C 言語でのSQLCA宣言の構造は以下のとおりです。

   struct sqlca{
      char sqlcaid[8];
      long sqlabc;
      long sqlcode;
      struct {
         unsigned short sqlerrml;
         char sqlerrmc[70];
         } sqlerrm;
      char sqlerrp[8];
      long sqlerrd[6];
      struct {
         char sqlwarn0;
         char sqlwarn1;
         char sqlwarn2;
         char sqlwarn3;
         char sqlwarn4;
         char sqlwarn5;
         char sqlwarn6;
         char sqlwarn7;
         } sqlwarn;
      char sqlext[8];
   } sqlca;


2.7 エラー処理

エラーおよび例外が発生した場合に実行すべき処理は WHENEVERコマンドに定義することができます。

WHENEVERコマンドを使用すると以下の状況での処置を定義することができます。

WHENEVERコマンドは、実行すべき処理を判断するために以下の SQLCODEの値を使用します。
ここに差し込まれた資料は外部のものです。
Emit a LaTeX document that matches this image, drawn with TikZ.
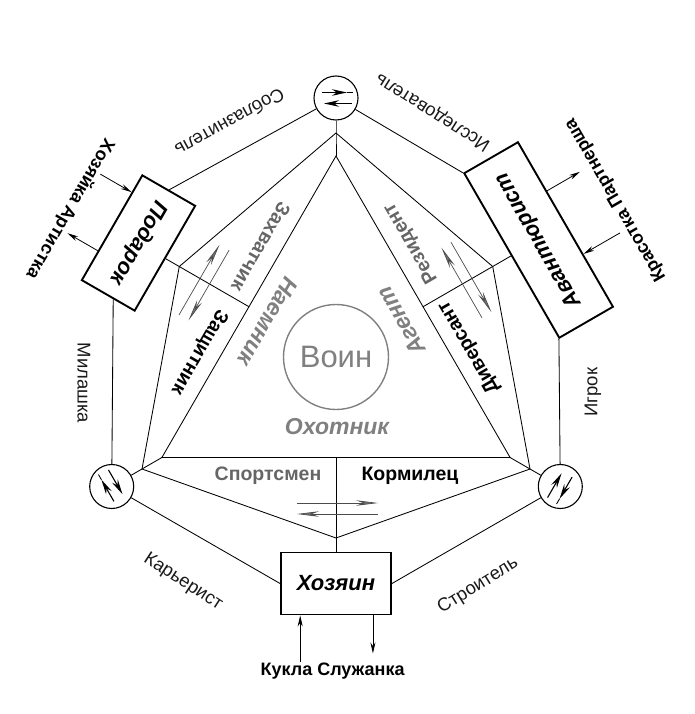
\documentclass[tikz,border=0pt]{standalone}
\usepackage{fontspec}
\setmainfont{Liberation Sans}
\usetikzlibrary{arrows.meta,calc}
\definecolor{lblgray}{gray}{0.40}
\definecolor{ingray}{gray}{0.50}
\definecolor{txt}{gray}{0.10}
\begin{document}
\begin{tikzpicture}[x=1pt,y=-1pt,
  ln/.style={line width=0.85pt},
  boxst/.style={draw, line width=1.9pt, inner sep=0pt, minimum height=62pt, font=\bfseries\itshape\fontsize{22}{24}\selectfont},
  smallcirc/.style={draw, circle, line width=1.1pt, minimum size=44pt, inner sep=0pt},
  outerlbl/.style={font=\fontsize{18.5}{20}\selectfont, text=txt, inner sep=0pt},
  seclbl/.style={font=\bfseries\fontsize{19.5}{21}\selectfont, inner sep=0pt},
  inlbl/.style={font=\bfseries\itshape\fontsize{23}{25}\selectfont, text=ingray, inner sep=0pt},
  extlbl/.style={font=\bfseries\fontsize{18}{20}\selectfont, inner sep=0pt},
  arr/.style={line width=0.8pt, -{Stealth[length=11pt,width=5pt]}},
  divarr/.style={line width=0.7pt, draw=black!70, -{Stealth[length=22pt,width=5.5pt,fill=black!55]}},
  circarr/.style={line width=1.1pt, -{Stealth[length=15pt,width=6.5pt]}},
]
\useasboundingbox (0,0) rectangle (694,714);
\coordinate (O) at (336,357);
% small circles
\node[smallcirc] (Ca) at (336,98) {};
\node[smallcirc] (Cb) at (560.3,486.5) {};
\node[smallcirc] (Cc) at (111.7,486.5) {};
% junctions
\coordinate (Ta) at (336,133);
\coordinate (Tb) at (530,469);
\coordinate (Tc) at (142,469);
% inner triangle
\coordinate (Ia) at (336,156);
\coordinate (Ib) at (510.1,457.5);
\coordinate (Ic) at (161.9,457.5);
% V vertices
\coordinate (Va) at (336,538);
\coordinate (Vb) at (179.3,266.5);
\coordinate (Vc) at (492.7,266.5);
% side midpoints
\coordinate (Ma) at (336,457.5);
\coordinate (Mb) at (249,306.75);
\coordinate (Mc) at (423,306.75);
% boxes
\node[boxst, minimum width=110pt] (Ba) at (336,583.5) {Хозяин};
\node[boxst, minimum width=121pt, minimum height=61pt, rotate=-120] (Bb) at (138.5,243) {Подарок};
\node[boxst, minimum width=190pt, rotate=120] (Bc) at (538.6,240) {Авантюрист};
% central circle
\node[draw=ingray, circle, line width=1.4pt, minimum size=105pt, inner sep=0pt, text=ingray, font=\fontsize{31}{33}\selectfont] (W) at (O) {Воин};
% structure
\draw[ln] (Ca) -- (Ta) -- (Ia);
\draw[ln] (Cb) -- (Tb) -- (Ib);
\draw[ln] (Cc) -- (Tc) -- (Ic);
\draw[ln] (Ia) -- (Ib) -- (Ic) -- cycle;
\draw[ln] (Vb) -- (Ta) -- (Vc);
\draw[ln] (Va) -- (Tb) -- (Vc);
\draw[ln] (Va) -- (Tc) -- (Vb);
\draw[ln] (Ba.north) -- (Ma);
\draw[ln] (Bb.north) -- (Mb);
\draw[ln] (Bc.north) -- (Mc);
% outer ring
\coordinate (BbE) at ($(Bb.south east)!0.6!(Bb.north east)$);
\draw[ln] (Ca) -- (Bb.west);
\draw[ln] (Ca) -- (Bc.north east);
\draw[ln] (Cb) -- (Bc.north west);
\draw[ln] (Cb) -- (Ba.east);
\draw[ln] (Cc) -- (Ba.west);
\draw[ln] (Cc) -- (BbE);
% rotated arrow pairs
\foreach \r/\s in {0/a,-120/b,120/c}{
  \begin{scope}[rotate around={\r:(336,357)}]
    \coordinate (dA\s) at (297,503);
    \coordinate (dB\s) at (378,503);
    \coordinate (dC\s) at (378,514);
    \coordinate (dD\s) at (297,514);
    \draw[divarr] (dA\s) -- (dB\s);
    \draw[divarr] (dC\s) -- (dD\s);
    \coordinate (cA\s) at (322,92.5);
    \coordinate (cB\s) at (347,92.5);
    \coordinate (cC\s) at (353,92.5);
    \coordinate (cD\s) at (352,103.5);
    \coordinate (cE\s) at (324,103.5);
    \draw[ln] (cB\s) -- (cC\s);
    \draw[circarr] (cA\s) -- (cB\s);
    \draw[circarr] (cD\s) -- (cE\s);
  \end{scope}
}
% external arrows of boxes
\coordinate (ka1) at ($(Ba.south west)!0.18!(Ba.south east)$);
\coordinate (ka0) at ($(ka1)!47pt!-90:(Ba.south east)$);
\coordinate (kb1) at ($(Ba.south west)!0.83!(Ba.south east)$);
\coordinate (kb0) at ($(kb1)!38pt!-90:(Ba.south east)$);
\coordinate (km) at ($(Ba.south west)!0.47!(Ba.south east)$);
\draw[arr] (ka0) -- (ka1);
\draw[arr] (kb1) -- (kb0);
\node[extlbl] (ta) at ($(km)!55.5pt!-90:(Ba.south east)$) {Кукла Служанка};

\coordinate (pa1) at ($(Bb.south west)!0.17!(Bb.south east)$);
\coordinate (pa0) at ($(pa1)!36pt!-90:(Bb.south east)$);
\coordinate (pb1) at ($(Bb.south west)!0.72!(Bb.south east)$);
\coordinate (pb0) at ($(pb1)!35pt!-90:(Bb.south east)$);
\coordinate (pm) at ($(Bb.south west)!0.54!(Bb.south east)$);
\draw[arr] (pa0) -- (pa1);
\draw[arr] (pb1) -- (pb0);
\node[extlbl, rotate=-120] (tb) at ($(pm)!45pt!-90:(Bb.south east)$) {Хозяйка Артистка};

\coordinate (qa1) at ($(Bc.south west)!0.32!(Bc.south east)$);
\coordinate (qa0) at ($(qa1)!42pt!-90:(Bc.south east)$);
\coordinate (qb1) at ($(Bc.south west)!0.70!(Bc.south east)$);
\coordinate (qb0) at ($(qb1)!38pt!-90:(Bc.south east)$);
\coordinate (qm) at ($(Bc.south west)!0.48!(Bc.south east)$);
\draw[arr] (qa0) -- (qa1);
\draw[arr] (qb1) -- (qb0);
\node[extlbl, rotate=120] (tc) at ($(qm)!55pt!-90:(Bc.south east)$) {Красотка Партнерша};
% outer labels
\node[outerlbl, rotate=-151] (o1) at (230,122.5) {Соблазнитель};
\node[outerlbl, rotate=148] (o2) at (433,112) {Исследователь};
\node[outerlbl, rotate=-90] (o3) at (84,383) {Милашка};
\node[outerlbl, rotate=90] (o4) at (593,392) {Игрок};
\node[outerlbl, rotate=-33] (o5) at (183,582) {Карьерист};
\node[outerlbl, rotate=32] (o6) at (478,586) {Строитель};
% sector labels
\node[seclbl, text=lblgray] (s1) at (268,476) {Спортсмен};
\node[seclbl] (s2) at (410,476) {Кормилец};
\node[seclbl, text=lblgray, rotate=-120] (s3) at (261,247) {Захватчик};
\node[seclbl, rotate=-120] (s4) at (199,352) {Защитник};
\node[seclbl, rotate=120] (s5) at (469,347) {Диверсант};
\node[seclbl, text=lblgray, rotate=120] (s6) at (411,243) {Резидент};
% inner labels
\node[inlbl] (i1) at (337,427) {Охотник};
\node[inlbl, rotate=-120] (i2) at (268,322) {Наемник};
\node[inlbl, rotate=120] (i3) at (401,321) {Агент};
\end{tikzpicture}
\end{document}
SQLCODE < 0 SQLERRORのための指定した処理を実行します。
SQLCODE = 100 NOT FOUNDのための指定した処理を実行します。
SQLWARN0 ='W' or
(SQLCODE > 0
and SQLCODE != 100)
SQLWARNINGのための指定した処理を実行します。



2.8 制限

Empress SQLプリコンパイラのためのプログラミングを行う場合、 以下に示す規則に従う必要があります。

  1. 埋め込み SQL ステートメント内に C マクロを使うことはできません。

  2. 埋め込み SQL を含むすべてのファイルにインクルードファイルとして #include <mscc.h>を指定する必要があります。

  3. プログラムではデータベースとテーブルの参照は一貫している必要があります。 例えば、データベース指定をしたテーブル名を使いテーブルを オープンした場合、このプログラムでテーブルを参照するときには すべてデータベースの指定も含めなければなりません。

  4. プログラムを起動した時点では、デフォルトのデータベースは存在しません。 デフォルトデータベースを設定するためにDATABASE ISコマンドを 発行しなければなりません。

  5. 複数の宣言セクションにわたる変数名は、コンパイル単位(ソースファイル単位)において ユニークでなければなりません。

  6. CHARタイプの配列は多次元配列を記述することはできません。

  7. "EXEC SQL INCLUDE SQLCA" ステートメントは、 他の SQL ステートメントよりも前に記述しなくてはなりません。

  8. "EXEC SQL INIT"ステートメントは最初の実行可能SQL ステートメント でなければなりません。 最初に記述しない場合、 ランタイムエラーおよび予測不可能な結果になります。

  9. "EXEC SQL INIT"ステートメントは、2度以上コールすることは できません。 それぞれの呼び出しの後のエラーはSQLCODEにマイナス値によって示されます。


2.9 プリコンパイラの実行

Empress SQLプリコンパイラを使用することで、 C プログラム中から SQL コマンドを発行することが可能です。 プリコンパイルの実行により、プログラムに埋め込れた SQL コマンドは それを実行する関数のコールに置き換えられます。

SQL コマンドが埋め込まれた C プログラムは、 以下のコマンドを使ってプリコンパイルすることができます。 (基本的な使用法のみ記載)

   empesql infile.c [outfile.c]
infile.c SQL ステートメントが埋め込まれた プログラムファイル。
outfile.c 関数のコールに置き換えられたSQLコマンドを含むソースファイル。 outfileが指定されていない場合、デフォルト名はmpout.cが 使用されます。

以下のコマンドの手順を実行することで SQL ステートメントが埋め込まれた C プログラムをプリコンパイル、コンパイル、リンクができます。 ("out"は、実行ファイル名です。)

   empesql infile.c outfile.c
   empecc -o out outfile.c

現在のところ、各入力ファイルを分割してプリコンパイルを実行する 必要がありますが、C プリコンパイラによって出力された複数のファイルを 設定することで1つの実行プログラムをコンパイルしリンクすることができます。